** BEGIN Provided data **

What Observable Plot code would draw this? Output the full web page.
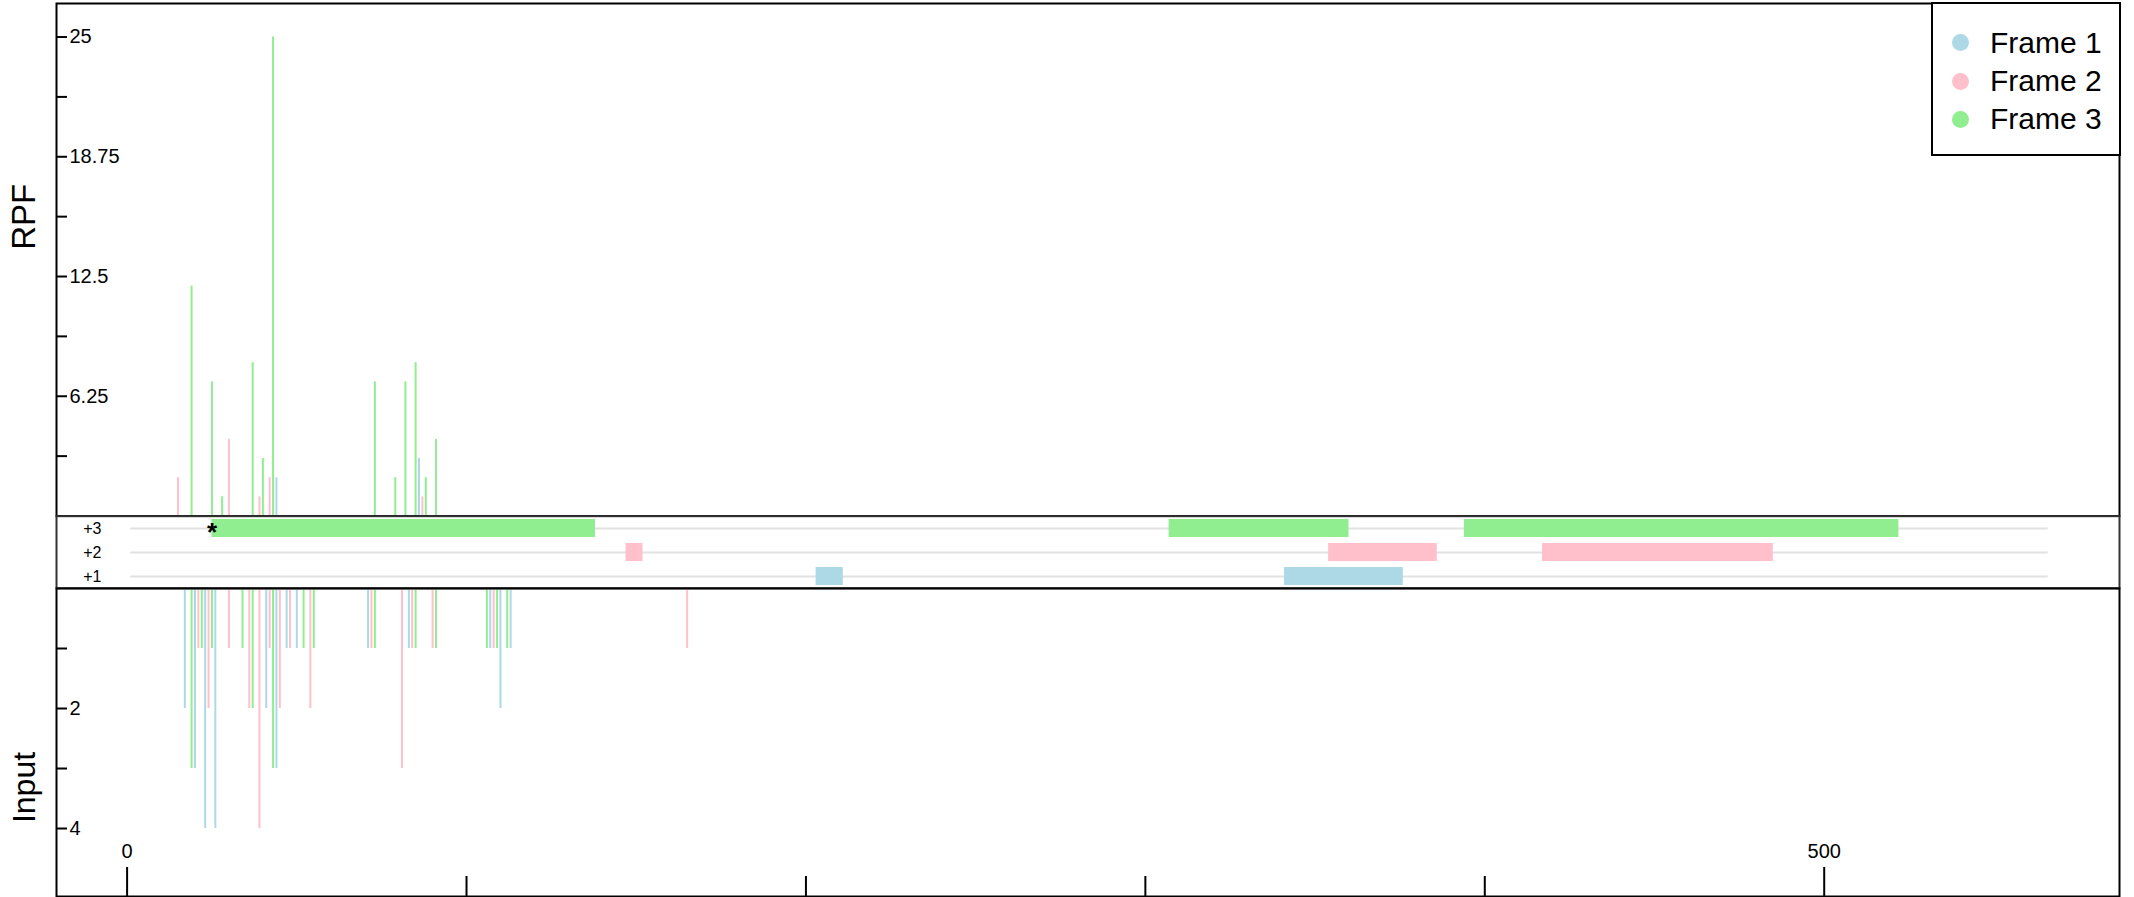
<!DOCTYPE html>
<html>
<head>
<meta charset="utf-8">
<script src="https://cdn.jsdelivr.net/npm/d3@7"></script>
<script src="https://cdn.jsdelivr.net/npm/@observablehq/plot@0.6"></script>
<style>
  body { margin: 0; background: #fff; }
  #chart { position: relative; width: 2134px; height: 897px; font-family: "Liberation Sans", Arial, Helvetica, sans-serif; }
  #chart svg { position: absolute; left: 0; }
  .legend { position: absolute; left: 1931px; top: 2px; width: 190px; height: 154px; box-sizing: border-box; border: 2px solid #000; background: #fff; }
  .legend .item { position: absolute; left: 0; height: 38px; display: flex; align-items: center; }
  .legend .dot { width: 17px; height: 17px; border-radius: 50%; margin-left: 19px; }
  .legend .lab { margin-left: 21px; font-size: 30px; color: #000; line-height: 38px; }
</style>
</head>
<body>
<div id="chart"></div>
<script>
// ---------------- data ----------------
const frames = ["Frame 1", "Frame 2", "Frame 3"];
const frameColors = ["#ADD8E6", "#FFC0CB", "#90EE90"];
const trackLabels = ["+3", "+2", "+1"];
const axisTitles = ["RPF", "Input"];

// RPF counts (top panel)
const rpfPos   = [15, 19, 25, 28, 30, 37, 39, 40, 42, 43, 44, 73, 79, 82, 85, 86, 87, 88, 91];
const rpfVal   = [ 2, 12,  7,  1,  4,  8,  1,  3,  2, 25,  2,  7,  2,  7,  8,  3,  1,  2,  4];
const rpfFrame = [ 2,  3,  3,  3,  2,  3,  2,  3,  2,  3,  1,  3,  3,  3,  3,  1,  2,  3,  3];

// Input counts (bottom panel, drawn downward)
const inputPos   = [17, 19, 20, 21, 22, 23, 24, 25, 26, 30, 34, 36, 37, 39, 41, 42, 43, 44, 45, 47, 48,
                    50, 52, 54, 55, 71, 72, 73, 81, 83, 84, 85, 90, 91, 106, 107, 108, 109, 110, 112, 113, 165];
const inputVal   = [ 2,  3,  3,  1,  1,  4,  2,  1,  4,  1,  1,  2,  2,  4,  2,  1,  3,  3,  2,  1,  1,
                     1,  1,  2,  1,  1,  1,  1,  3,  1,  1,  1,  1,  1,  1,  1,  1,  1,  2,  1,  1,  1];
const inputFrame = [ 1,  3,  1,  2,  3,  1,  2,  3,  1,  2,  3,  2,  3,  2,  1,  2,  3,  1,  2,  1,  2,
                     1,  3,  2,  3,  1,  2,  3,  2,  1,  2,  3,  2,  3,  3,  1,  2,  3,  1,  3,  1,  2];

// ORFs (middle panel)
const orfStart = [25, 307, 394, 147, 354, 417, 203, 341];
const orfEnd   = [138, 360, 522, 152, 386, 485, 211, 376];
const orfFrame = [3, 3, 3, 2, 2, 2, 1, 1];
const trackStart = 1, trackEnd = 566;
const startMarkPos = [25];
const startMarkFrame = [3];

// ticks
const rpfTicks = [3.125, 6.25, 9.375, 12.5, 15.625, 18.75, 21.875, 25];
const rpfLabelTicks = [6.25, 12.5, 18.75, 25];
const inputTicks = [-1, -2, -3, -4];
const inputLabelTicks = [-2, -4];
const xMajorTicks = [0, 500];
const xMinorTicks = [100, 200, 300, 400];

// ---------------- tables ----------------
const rpf = rpfPos.map((p, i) => ({pos: p, value: rpfVal[i], frame: frames[rpfFrame[i] - 1]}));
const inp = inputPos.map((p, i) => ({pos: p, value: -inputVal[i], frame: frames[inputFrame[i] - 1]}));
const orfs = orfStart.map((s, i) => ({start: s, end: orfEnd[i], frame: frames[orfFrame[i] - 1], track: trackLabels[3 - orfFrame[i]]}));
const tracks = trackLabels.map(t => ({track: t, from: trackStart, to: trackEnd}));
const marks = startMarkPos.map((p, i) => ({pos: p, track: trackLabels[3 - startMarkFrame[i]]}));

// ---------------- layout ----------------
const W = 2134, ML = 56, MR = 15;
const xDomain = [-20.8, 587];
const font = '"Liberation Sans", Arial, Helvetica, sans-serif';
const svgStyle = {background: "transparent", overflow: "visible", fontFamily: font, fontSize: "20px", color: "#000"};
const color = {domain: frames, range: frameColors};

const chart = document.getElementById("chart");

// Top panel: RPF
const p1 = Plot.plot({
  width: W, height: 520, marginLeft: ML, marginRight: MR, marginTop: 3, marginBottom: 4.5,
  x: {domain: xDomain, axis: null},
  y: {domain: [0, 26.75]},
  color,
  style: svgStyle,
  marks: [
    Plot.ruleX(rpf, {x: "pos", y: "value", stroke: "frame", strokeWidth: 2}),
    Plot.axisY(rpfTicks, {anchor: "left", tickSize: 11, dx: 11, tickPadding: -13, textAnchor: "start",
      tickFormat: d => rpfLabelTicks.includes(d) ? String(d) : "", fontSize: 20, strokeWidth: 2, label: null}),
    Plot.text([axisTitles[0]], {text: d => d, frameAnchor: "left", textAnchor: "middle", rotate: -90, dx: -32, dy: -43, fontSize: 33}),
    Plot.frame({stroke: "#000", strokeWidth: 2})
  ]
});
p1.style.top = "0px";
chart.appendChild(p1);

// Middle panel: ORF tracks
const p2 = Plot.plot({
  width: W, height: 84, marginLeft: ML, marginRight: MR, marginTop: 5.7, marginBottom: 6.3,
  x: {domain: xDomain, axis: null},
  y: {type: "band", domain: trackLabels, padding: 0},
  color,
  style: svgStyle,
  marks: [
    Plot.ruleY(tracks, {y: "track", x1: "from", x2: "to", stroke: "#e2e2e2", strokeWidth: 2}),
    Plot.barX(orfs, {x1: "start", x2: "end", y: "track", fill: "frame", insetTop: 3, insetBottom: 3}),
    Plot.text(marks, {x: "pos", y: "track", text: () => "*", fontSize: 26, fontWeight: "bold", dy: 4}),
    Plot.axisY({anchor: "left", tickSize: 0, dx: 54, fontSize: 16, label: null}),
    Plot.frame({stroke: "#333", strokeWidth: 2})
  ]
});
p2.style.top = "510px";
chart.appendChild(p2);

// Bottom panel: Input
const p3 = Plot.plot({
  width: W, height: 313, marginLeft: ML, marginRight: MR, marginTop: 4, marginBottom: 1,
  x: {domain: xDomain},
  y: {domain: [-5.133, 0]},
  color,
  style: svgStyle,
  marks: [
    Plot.ruleX(inp, {x: "pos", y: "value", stroke: "frame", strokeWidth: 2}),
    Plot.axisY(inputTicks, {anchor: "left", tickSize: 11, dx: 11, tickPadding: -13, textAnchor: "start",
      tickFormat: d => inputLabelTicks.includes(d) ? String(Math.abs(d)) : "", fontSize: 20, strokeWidth: 2, label: null}),
    Plot.axisX(xMinorTicks, {anchor: "bottom", tickSize: 20, dy: -20, tickFormat: () => "", strokeWidth: 2, label: null}),
    Plot.axisX(xMajorTicks, {anchor: "bottom", tickSize: 29, dy: -29, tickPadding: -53, fontSize: 20, strokeWidth: 2, label: null}),
    Plot.text([axisTitles[1]], {text: d => d, frameAnchor: "left", textAnchor: "middle", rotate: -90, dx: -32, dy: 45, fontSize: 32}),
    Plot.frame({stroke: "#000", strokeWidth: 2})
  ]
});
p3.style.top = "584px";
chart.appendChild(p3);

// Legend
const scale = Plot.scale({color: {type: "ordinal", domain: frames, range: frameColors}});
const legend = document.createElement("div");
legend.className = "legend";
const centers = [38.7, 77, 115.3];
frames.forEach((f, i) => {
  const item = document.createElement("div");
  item.className = "item";
  item.style.top = (centers[i] - 19) + "px";
  const dot = document.createElement("div");
  dot.className = "dot";
  dot.style.background = scale.apply(f);
  const lab = document.createElement("div");
  lab.className = "lab";
  lab.textContent = f;
  item.appendChild(dot);
  item.appendChild(lab);
  legend.appendChild(item);
});
chart.appendChild(legend);
</script>
</body>
</html>
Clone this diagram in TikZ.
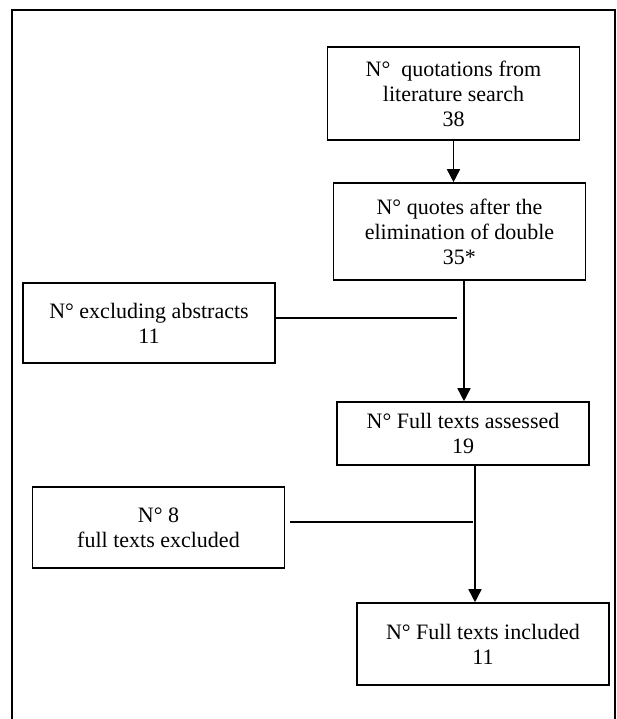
\documentclass[tikz,border=0pt]{standalone}
\usepackage{fontspec}
\setmainfont{Liberation Serif}
\usetikzlibrary{arrows.meta}

\begin{document}
\begin{tikzpicture}[
    x = 0.5pt, y = -0.5pt,
    line width = 0.8pt,
    >={Triangle[length = 6.5pt, width = 6.5pt]},
    %
    stage/.style = {draw,
      align = center,
      font = \fontsize{11}{12.5}\selectfont,
      minimum width = 126pt,
      inner sep = 0pt},
    ]

    \useasboundingbox (0, 0) rectangle (617, 719);
    \draw (12, 719) -- (12, 10) -- (615, 10) -- (615, 719);

    \node at (453.5, 93.5)
    [stage, minimum height = 46.5pt, name = search]
    {N°~ quotations from\\literature search\\38};
    \node at (459.5, 231.5)
    [stage, minimum height = 48.5pt, name = doubles]
    {N° quotes after the\\elimination of double\\35*};

    \node at (149, 323)
    [stage, minimum height = 40pt, name = abstracts]
    {N° excluding abstracts\\11};
    \node at (463, 433.5)
    [stage, minimum height = 31.5pt, name = assessed]
    {N° Full texts assessed\\19};

    \node at (158.5, 527.5)
    [stage, minimum height = 40.5pt, name = excluded]
    {N° 8\\full texts excluded};
    \node at (483, 644)
    [stage, minimum height = 41pt, name = included]
    {N° Full texts included\\11};

    \coordinate (join1) at (464, 318);
    \coordinate (join2) at (475, 522);

    \draw [->] (search.south) -- (search.south |- doubles.north);
    \draw [->] (doubles.south -| join1) -- (assessed.north -| join1);
    \draw [shorten >= 3.5pt] (abstracts.east |- join1) -- (join1);

    \draw [->] (assessed.south -| join2) -- (included.north -| join2);
    \draw [shorten <= 2.5pt, shorten >= 1pt] (excluded.east |- join2) -- (join2);

  \end{tikzpicture}
\end{document}
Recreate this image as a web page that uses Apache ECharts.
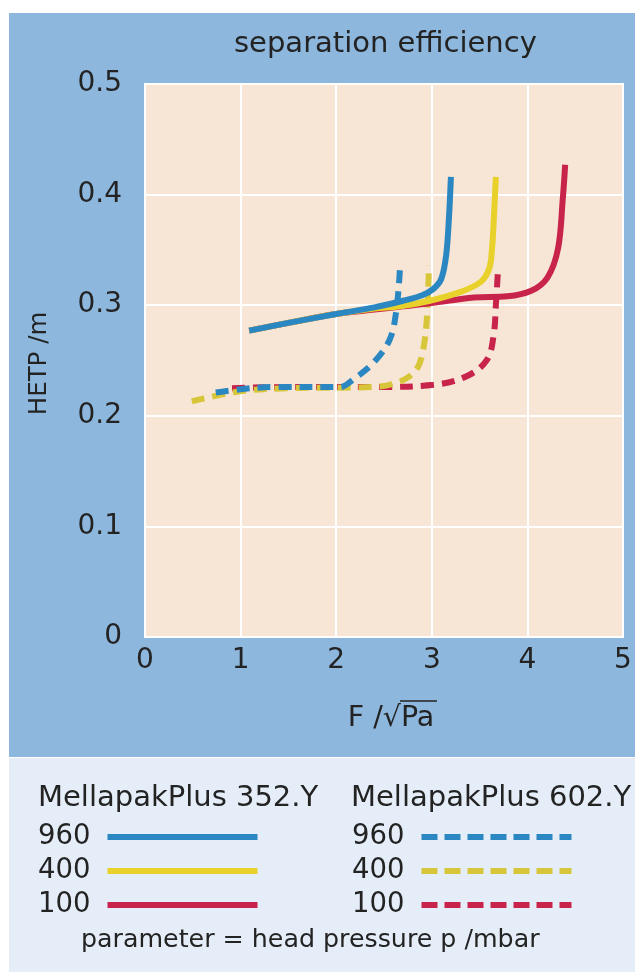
<!DOCTYPE html>
<html>
<head>
<meta charset="utf-8">
<script src="https://cdn.jsdelivr.net/npm/echarts@6/dist/echarts.min.js"></script>
<style>
html,body{margin:0;padding:0;background:#fff;}
#chart{width:635px;height:976px;}
</style>
</head>
<body>
<div id="chart"></div>
<script>
// ---- data (F-factor / sqrt(Pa), HETP / m) ----
const xTicks = [0, 1, 2, 3, 4, 5];
const yTicks = [0, 0.1, 0.2, 0.3, 0.4, 0.5];

// MellapakPlus 352.Y (solid)
const F_352_960 = [1.09, 1.5, 2.0, 2.4, 2.7, 2.9, 3.02, 3.1, 3.15, 3.18, 3.2];
const H_352_960 = [0.277, 0.284, 0.292, 0.298, 0.304, 0.309, 0.315, 0.324, 0.345, 0.38, 0.416];
const F_352_400 = [1.09, 1.5, 2.0, 2.4, 2.67, 2.98, 3.3, 3.51, 3.6, 3.63, 3.65, 3.67];
const H_352_400 = [0.277, 0.284, 0.292, 0.297, 0.299, 0.304, 0.312, 0.321, 0.333, 0.351, 0.38, 0.416];
const F_352_100 = [1.09, 1.5, 2.0, 2.4, 2.7, 3.0, 3.44, 3.79, 4.04, 4.21, 4.32, 4.37, 4.395];
const H_352_100 = [0.277, 0.284, 0.292, 0.296, 0.299, 0.302, 0.307, 0.308, 0.313, 0.325, 0.351, 0.396, 0.427];

// MellapakPlus 602.Y (dashed)
const F_602_960 = [0.74, 1.0, 1.33, 2.04, 2.18, 2.39, 2.56, 2.63, 2.67];
const H_602_960 = [0.221, 0.224, 0.226, 0.226, 0.233, 0.248, 0.269, 0.296, 0.337];
const F_602_400 = [0.49, 0.98, 1.51, 2.39, 2.67, 2.84, 2.91, 2.95, 2.97];
const H_602_400 = [0.213, 0.222, 0.225, 0.226, 0.231, 0.242, 0.26, 0.29, 0.336];
const F_602_100 = [0.91, 1.5, 2.39, 3.02, 3.37, 3.58, 3.65, 3.67, 3.69];
const H_602_100 = [0.225, 0.226, 0.226, 0.228, 0.236, 0.251, 0.275, 0.30, 0.328];

const pressures = ['960', '400', '100'];

const BLUE = '#2b87c1', YELLOW = '#e8d12a', YELLOW_D = '#d8c63a', RED = '#c8234b';
const FONT = '"DejaVu Sans", sans-serif';
const TXT = '#232323';

const SOLID_ICON = 'path://M0,0H150V6H0Z';
const DASH_ICON = 'path://M0,0H16V6H0Z M23,0H39V6H23Z M46,0H62V6H46Z M69,0H85V6H69Z M92,0H108V6H92Z M115,0H131V6H115Z M138,0H150V6H138Z';

function pts(F, H) { return F.map((f, i) => [f, H[i]]); }

function mk(name, F, H, color, dashed) {
  return {
    name: name, type: 'line', data: pts(F, H),
    symbol: 'none', smooth: 0.35, silent: true,
    lineStyle: { color: color, width: 6, type: dashed ? [13, 8] : 'solid', cap: 'butt' },
    itemStyle: { color: color },
    animation: false
  };
}

const series = [
  mk('602.Y 100', F_602_100, H_602_100, RED, true),
  mk('602.Y 400', F_602_400, H_602_400, YELLOW_D, true),
  mk('602.Y 960', F_602_960, H_602_960, BLUE, true),
  mk('352.Y 100', F_352_100, H_352_100, RED, false),
  mk('352.Y 400', F_352_400, H_352_400, YELLOW, false),
  mk('352.Y 960', F_352_960, H_352_960, BLUE, false)
];

function legendFor(pk, left, icon) {
  return {
    data: pressures.map(p => ({ name: pk + ' ' + p, icon: icon })),
    left: left, top: 818, orient: 'vertical', align: 'right',
    itemWidth: 150, itemHeight: 6, itemGap: 6, selectedMode: false,
    symbolKeepAspect: false,
    formatter: n => n.split(' ')[1],
    textStyle: { fontSize: 27.5, lineHeight: 28, color: TXT, fontFamily: FONT, padding: [0, 12, 0, 0] }
  };
}

const chart = echarts.init(document.getElementById('chart'), null, { renderer: 'canvas' });
chart.setOption({
  animation: false,
  backgroundColor: '#ffffff',
  textStyle: { fontFamily: FONT },
  graphic: [
    { type: 'rect', z: -10, shape: { x: 9, y: 13, width: 626, height: 744 }, style: { fill: '#8db7dd' } },
    { type: 'rect', z: -10, shape: { x: 9, y: 758, width: 626, height: 214 }, style: { fill: '#e5eef8' } },
    { type: 'line', z: 10, shape: { x1: 400, y1: 701, x2: 437, y2: 701 }, style: { stroke: TXT, lineWidth: 1.3 } }
  ],
  title: [
    { text: 'separation efficiency', left: 229, top: 25, textStyle: { fontSize: 29, fontWeight: 'normal', color: TXT, fontFamily: FONT } },
    { text: 'MellapakPlus 352.Y', left: 33, top: 779, textStyle: { fontSize: 29, fontWeight: 'normal', color: TXT, fontFamily: FONT } },
    { text: 'MellapakPlus 602.Y', left: 346, top: 779, textStyle: { fontSize: 29, fontWeight: 'normal', color: TXT, fontFamily: FONT } },
    { text: 'parameter = head pressure p /mbar', left: 76, top: 923, textStyle: { fontSize: 25.3, fontWeight: 'normal', color: TXT, fontFamily: FONT } }
  ],
  legend: [legendFor('352.Y', 33, SOLID_ICON), legendFor('602.Y', 347, DASH_ICON)],
  grid: {
    left: 145, right: 12, top: 84, bottom: 339,
    show: true, backgroundColor: '#f7e5d6', borderColor: '#ffffff', borderWidth: 2
  },
  xAxis: {
    type: 'value', min: xTicks[0], max: xTicks[xTicks.length - 1], interval: 1,
    name: 'F /√Pa', nameLocation: 'middle', nameGap: 67,
    nameTextStyle: { fontSize: 28.5, color: TXT, fontFamily: FONT, padding: [0, 0, 0, 14] },
    axisLine: { show: false }, axisTick: { show: false },
    axisLabel: { fontSize: 28, color: TXT, margin: 10, fontFamily: FONT },
    splitLine: { show: true, lineStyle: { color: '#ffffff', width: 2 } }
  },
  yAxis: {
    type: 'value', min: yTicks[0], max: yTicks[yTicks.length - 1], interval: 0.1,
    name: 'HETP /m', nameLocation: 'middle', nameGap: 93, nameRotate: 90,
    nameTextStyle: { fontSize: 24.5, color: TXT, fontFamily: FONT, padding: [0, 6, 0, 0] },
    axisLine: { show: false }, axisTick: { show: false },
    axisLabel: { fontSize: 28, color: TXT, margin: 23, fontFamily: FONT,
      formatter: v => (v === 0 ? '0' : v.toFixed(1)) },
    splitLine: { show: true, lineStyle: { color: '#ffffff', width: 2 } }
  },
  series: series
});
</script>
</body>
</html>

** END Provided data **

Make an exact copy of the lines from the one that contains "Recreate this image" through the one that contains "const DASH_ICON = 'path://M0,0H16V6H0Z", both included, and no other lines. Pictures are skipped.

Task solution >>
Recreate this image as a web page that uses Apache ECharts.
<!DOCTYPE html>
<html>
<head>
<meta charset="utf-8">
<script src="https://cdn.jsdelivr.net/npm/echarts@6/dist/echarts.min.js"></script>
<style>
html,body{margin:0;padding:0;background:#fff;}
#chart{width:635px;height:976px;}
</style>
</head>
<body>
<div id="chart"></div>
<script>
// ---- data (F-factor / sqrt(Pa), HETP / m) ----
const xTicks = [0, 1, 2, 3, 4, 5];
const yTicks = [0, 0.1, 0.2, 0.3, 0.4, 0.5];

// MellapakPlus 352.Y (solid)
const F_352_960 = [1.09, 1.5, 2.0, 2.4, 2.7, 2.9, 3.02, 3.1, 3.15, 3.18, 3.2];
const H_352_960 = [0.277, 0.284, 0.292, 0.298, 0.304, 0.309, 0.315, 0.324, 0.345, 0.38, 0.416];
const F_352_400 = [1.09, 1.5, 2.0, 2.4, 2.67, 2.98, 3.3, 3.51, 3.6, 3.63, 3.65, 3.67];
const H_352_400 = [0.277, 0.284, 0.292, 0.297, 0.299, 0.304, 0.312, 0.321, 0.333, 0.351, 0.38, 0.416];
const F_352_100 = [1.09, 1.5, 2.0, 2.4, 2.7, 3.0, 3.44, 3.79, 4.04, 4.21, 4.32, 4.37, 4.395];
const H_352_100 = [0.277, 0.284, 0.292, 0.296, 0.299, 0.302, 0.307, 0.308, 0.313, 0.325, 0.351, 0.396, 0.427];

// MellapakPlus 602.Y (dashed)
const F_602_960 = [0.74, 1.0, 1.33, 2.04, 2.18, 2.39, 2.56, 2.63, 2.67];
const H_602_960 = [0.221, 0.224, 0.226, 0.226, 0.233, 0.248, 0.269, 0.296, 0.337];
const F_602_400 = [0.49, 0.98, 1.51, 2.39, 2.67, 2.84, 2.91, 2.95, 2.97];
const H_602_400 = [0.213, 0.222, 0.225, 0.226, 0.231, 0.242, 0.26, 0.29, 0.336];
const F_602_100 = [0.91, 1.5, 2.39, 3.02, 3.37, 3.58, 3.65, 3.67, 3.69];
const H_602_100 = [0.225, 0.226, 0.226, 0.228, 0.236, 0.251, 0.275, 0.30, 0.328];

const pressures = ['960', '400', '100'];

const BLUE = '#2b87c1', YELLOW = '#e8d12a', YELLOW_D = '#d8c63a', RED = '#c8234b';
const FONT = '"DejaVu Sans", sans-serif';
const TXT = '#232323';

const SOLID_ICON = 'path://M0,0H150V6H0Z';
const DASH_ICON = 'path://M0,0H16V6H0Z M23,0H39V6H23Z M46,0H62V6H46Z M69,0H85V6H69Z M92,0H108V6H92Z M115,0H131V6H115Z M138,0H150V6H138Z';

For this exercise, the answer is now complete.